Speaking of not being envious, the Clarion Call to Leadership blog has some of the best advice not just on being a good leader but being a good person.

Cool & Tech-y

100 Great Blogs for Librarians – librarians?! Yes, actually, much of what goes on in libraries now is computer labs, database searches, electronic books, e-journals. The library where our consulting office is located is four stories, only one of which holds books. Two of the floors are computer labs. Don’t actually know what is on the third floor. Maybe that is where they house the trolls. I’ve always suspected there were trolls on campus somewhere. There are 100 blogs here, hence the name (duh!) . Like libraries themselves, this is a good place for browsing.

Statistics

Social Science Statistics blogs – random, interesting things

LoveStats – how could you not like a blog with a name like that?

Just cool

Then there is all the just cool amazing stuff like

National Public Radio – my daughter, the perfect Jennifer, who is in graduate school, Julia, the world’s most spoiled 11-year-old, my husband (the rocket scientist/ cartoon fanatic) and me all love their podcasts.

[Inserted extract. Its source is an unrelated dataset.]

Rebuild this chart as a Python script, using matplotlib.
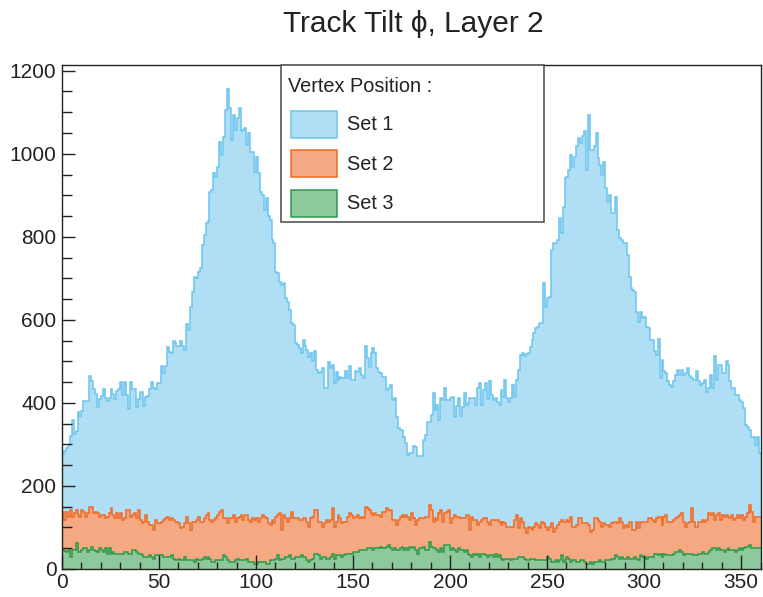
import numpy as np
import matplotlib
matplotlib.use("Agg")
import matplotlib.pyplot as plt
from matplotlib.ticker import MultipleLocator
from matplotlib.patches import Rectangle

plt.rcParams['font.family'] = ['Liberation Sans', 'DejaVu Sans']

# Histogram binning: 360 one-degree bins in phi
bin_edges = np.arange(0, 361, 1)

# Set 1 bin contents
set1 = [
    276, 284, 292, 298, 320, 360, 325, 332, 377, 369,
    381, 405, 405, 405, 464, 453, 433, 421, 389, 409,
    417, 433, 413, 405, 413, 433, 421, 409, 429, 433,
    451, 419, 451, 419, 385, 451, 433, 433, 389, 409,
    427, 427, 393, 415, 417, 433, 451, 437, 433, 449,
    449, 490, 473, 490, 534, 522, 520, 548, 544, 536,
    536, 548, 536, 528, 590, 575, 632, 668, 704, 700,
    716, 724, 781, 805, 833, 837, 909, 913, 953, 945,
    969, 1029, 997, 1041, 1106, 1156, 1110, 1033, 1094, 1058,
    1086, 1110, 1054, 1058, 1062, 1021, 1050, 1005, 1005, 957,
    993, 953, 909, 901, 865, 893, 849, 841, 793, 785,
    716, 712, 692, 684, 688, 652, 644, 624, 592, 588,
    544, 540, 532, 520, 552, 536, 528, 511, 520, 500,
    524, 479, 471, 475, 483, 435, 435, 499, 483, 491,
    447, 475, 455, 462, 459, 459, 478, 459, 490, 455,
    455, 477, 475, 483, 467, 459, 536, 507, 487, 520,
    532, 520, 483, 475, 471, 463, 463, 431, 435, 443,
    407, 411, 367, 339, 335, 335, 319, 303, 275, 279,
    279, 297, 295, 271, 271, 271, 311, 323, 355, 355,
    371, 424, 383, 395, 359, 411, 407, 436, 407, 407,
    411, 415, 367, 393, 411, 369, 391, 424, 395, 399,
    411, 411, 411, 395, 436, 448, 395, 432, 448, 409,
    452, 419, 407, 411, 403, 395, 432, 415, 456, 411,
    403, 411, 444, 415, 456, 480, 515, 520, 512, 518,
    520, 535, 552, 568, 580, 584, 592, 592, 688, 632,
    652, 656, 769, 785, 785, 793, 845, 809, 872, 941,
    945, 961, 998, 969, 993, 1018, 1038, 1026, 1042, 1054,
    961, 1094, 1010, 1010, 1018, 1050, 990, 973, 949, 981,
    917, 885, 901, 857, 857, 897, 817, 797, 793, 785,
    785, 757, 704, 676, 672, 668, 620, 596, 620, 604,
    608, 584, 580, 552, 552, 524, 516, 554, 460, 504,
    476, 472, 452, 444, 439, 452, 468, 480, 468, 480,
    468, 472, 484, 464, 460, 456, 456, 476, 452, 444,
    448, 456, 427, 435, 468, 435, 512, 456, 492, 492,
    472, 472, 500, 492, 452, 435, 435, 419, 419, 407,
    403, 387, 347, 343, 335, 319, 319, 299, 319, 279,
]

# Set 2 bin contents
set2 = [
    138, 118, 138, 126, 142, 126, 134, 142, 130, 126,
    142, 138, 126, 134, 150, 150, 134, 138, 134, 126,
    130, 130, 122, 126, 134, 147, 130, 122, 134, 122,
    134, 118, 122, 142, 142, 126, 130, 134, 122, 142,
    118, 110, 114, 130, 114, 106, 106, 94, 118, 110,
    110, 114, 118, 122, 126, 118, 122, 118, 114, 114,
    110, 98, 102, 110, 126, 110, 94, 114, 114, 118,
    126, 114, 114, 122, 130, 134, 118, 114, 118, 122,
    130, 138, 142, 122, 122, 110, 122, 122, 130, 114,
    122, 126, 130, 118, 130, 130, 118, 114, 122, 118,
    122, 114, 122, 130, 126, 122, 110, 106, 118, 110,
    126, 130, 134, 94, 130, 122, 114, 122,
    138, 122, 122, 122, 118, 118, 122, 122, 114, 102,
    122, 126, 142, 142, 114, 114, 102, 110, 118, 114,
    118, 146, 102, 114, 130, 122, 110, 114, 114, 126,
    134, 130, 122, 126, 130, 122, 126, 122, 150, 146,
    142, 134, 130, 134, 130, 130, 126, 138, 138, 146,
    142, 142, 118, 118, 106, 118, 126, 130, 126, 130,
    126, 118, 134, 122, 106, 118, 122, 122, 122, 126,
    126, 154, 142, 114, 122, 118, 134, 142, 114, 134,
    138, 142, 110, 122, 130, 126, 126, 122, 122, 122,
    130, 130, 94, 126, 118, 118, 106, 114, 118, 122,
    122, 114, 106, 118, 118, 118, 118, 114, 106, 114,
    110, 102, 102, 102, 102, 118, 130, 98,
    122, 114, 98, 86, 102, 98, 94, 102, 110, 106,
    98, 114, 110, 102, 94, 102, 110, 90, 98, 106,
    114, 118, 114, 114, 118, 114, 126, 102, 102, 106,
    122, 122, 110, 110, 110, 106, 90, 94, 122, 122,
    118, 114, 102, 110, 106, 106, 102, 110, 114, 114,
    110, 122, 114, 98, 106, 102, 114, 114, 94, 94,
    114, 98, 114, 114, 114, 114, 122, 122, 118, 114,
    122, 126, 126, 106, 126, 130, 114, 114, 114, 118,
    122, 126, 130, 134, 114, 102, 110, 114, 146, 114,
    102, 102, 114, 114, 118, 114, 118, 134, 130, 134,
    118, 130, 134, 118, 130, 126, 130, 126, 122, 130,
    118, 122, 130, 122, 130, 118, 126, 134, 154, 138,
    114, 126, 126, 126,
]

# Set 3 bin contents
set3 = [
    46, 43, 41, 46, 29, 46, 46, 62, 41, 41,
    46, 50, 50, 41, 46, 54, 46, 43, 41, 50,
    46, 41, 50, 37, 51, 37, 41, 37, 37, 37,
    37, 37, 40, 40, 37, 37, 46, 46, 41, 37,
    37, 33, 29, 29, 29, 33, 29, 25, 33, 33,
    33, 33, 29, 29, 29, 29, 33, 25, 21, 21,
    25, 21, 21, 29, 21, 21, 21, 21, 17, 25,
    21, 21, 25, 29, 25, 29, 25, 17, 17, 21,
    21, 21, 21, 33, 29, 21, 17, 17, 17, 21,
    25, 21, 21, 21, 21, 25, 17, 17, 17, 13,
    13, 17, 17, 17, 17, 13, 13, 21, 21, 21,
    25, 33, 21, 25, 25, 29, 29, 33,
    25, 25, 29, 29, 29, 33, 29, 29, 21, 17,
    21, 25, 37, 37, 33, 25, 29, 29, 25, 25,
    29, 37, 25, 33, 33, 33, 29, 33, 37, 35,
    35, 37, 41, 41, 41, 46, 46, 46, 46, 50,
    50, 50, 46, 50, 50, 51, 54, 50, 51, 54,
    58, 50, 46, 50, 46, 46, 50, 54, 46, 50,
    46, 54, 50, 54, 46, 37, 50, 50, 54, 46,
    46, 66, 54, 50, 50, 46, 41, 50, 41, 58,
    58, 58, 46, 50, 46, 41, 50, 46, 46, 41,
    46, 37, 33, 29, 37, 33, 37, 29, 37, 37,
    33, 29, 33, 33, 29, 37, 29, 33, 25, 21,
    25, 25, 25, 21, 25, 25, 25, 29,
    29, 29, 25, 21, 21, 25, 25, 25, 21, 21,
    21, 21, 21, 21, 29, 25, 17, 17, 21, 17,
    21, 33, 17, 21, 29, 25, 17, 21, 21, 17,
    17, 21, 21, 17, 13, 13, 17, 13, 17, 17,
    17, 21, 17, 17, 21, 21, 21, 25, 25, 33,
    29, 25, 29, 25, 25, 29, 25, 25, 25, 29,
    25, 21, 33, 29, 29, 25, 29, 29, 29, 37,
    37, 33, 37, 29, 37, 33, 33, 33, 33, 37,
    41, 41, 46, 41, 33, 37, 37, 37, 37, 33,
    33, 33, 37, 37, 41, 37, 37, 41, 46, 50,
    50, 46, 50, 46, 46, 41, 46, 50, 46, 46,
    46, 41, 46, 50, 46, 50, 54, 54, 58, 50,
    50, 50, 50, 50,
]

series_names = ["Set 1", "Set 2", "Set 3"]
legend_title = "Vertex Position :"
title_text = "Track Tilt \u03d5, Layer 2"
x_ticks = [0, 50, 100, 150, 200, 250, 300, 350]
y_ticks = [0, 200, 400, 600, 800, 1000, 1200]

edge_colors = ["#6cc4ee", "#f26a24", "#2e9a48"]
fill_colors = ["#afdef5", "#f5a982", "#8dc99b"]

W, H = 763, 597
fig = plt.figure(figsize=(W / 100, H / 100), dpi=100)
ax = fig.add_axes([62 / W, (H - 569) / H, 698.5 / W, (569 - 65) / H])

for vals, fc, ec in zip([set1, set2, set3], fill_colors, edge_colors):
    ax.stairs(vals, bin_edges, fill=True, color=fc, lw=0)
    ax.stairs(vals, bin_edges, fill=False, color=ec, lw=1.1, baseline=None)

ax.set_xlim(0, 360)
ax.set_ylim(0, 1.05 * max(set1))

ax.set_xticks(x_ticks)
ax.set_yticks(y_ticks)
ax.xaxis.set_minor_locator(MultipleLocator(10))
ax.yaxis.set_minor_locator(MultipleLocator(50))
ax.tick_params(axis='both', which='both', direction='in', top=False, right=False,
               labelsize=15, colors='#222222', width=1.0)
ax.tick_params(axis='x', which='major', length=10, pad=3)
ax.tick_params(axis='x', which='minor', length=5)
ax.tick_params(axis='y', which='major', length=9, pad=4)
ax.tick_params(axis='y', which='minor', length=7)
for sp in ax.spines.values():
    sp.set_color('#222222')
    sp.set_linewidth(1.0)

fig.text(413 / W, 1 - 24 / H, title_text, ha='center', va='center', fontsize=21.5, color='#222222')

# Legend box drawn in figure pixels
def fx(x):
    return x / W

def fy(y):
    return 1 - y / H

fig.patches.append(Rectangle((fx(281), fy(222)), fx(544) - fx(281), fy(65) - fy(222),
                             transform=fig.transFigure, facecolor='white', edgecolor='#555555',
                             lw=1.2, zorder=5))
fig.text(fx(288), fy(87), legend_title, ha='left', va='center', fontsize=14.3, color='#222222', zorder=6)
for k, (name, fc, ec) in enumerate(zip(series_names, fill_colors, edge_colors)):
    top = 111 + k * 39.3
    fig.patches.append(Rectangle((fx(291), fy(top + 27)), fx(337) - fx(291), fy(top) - fy(top + 27),
                                 transform=fig.transFigure, facecolor=fc, edgecolor=ec,
                                 lw=1.1, zorder=6))
    fig.text(fx(347), fy(top + 14), name, ha='left', va='center', fontsize=14.3, color='#222222', zorder=6)

fig.savefig("out.png", dpi=100)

Free e-books – books for free? I thought I had died and gone to heaven. Much of what I found here is  junk food for the brain, mystery novels written in the 19th century and the like, but they were well-written, and, as you might guess by my candy fetish, I am not always about the meat and potatoes of life.

What have we learned? That life as a grown-up CAN be every bit as good as you imagined it when you were a kid. Can you believe it, your own PERSONAL computer !! (I’m still waiting for my flying car.)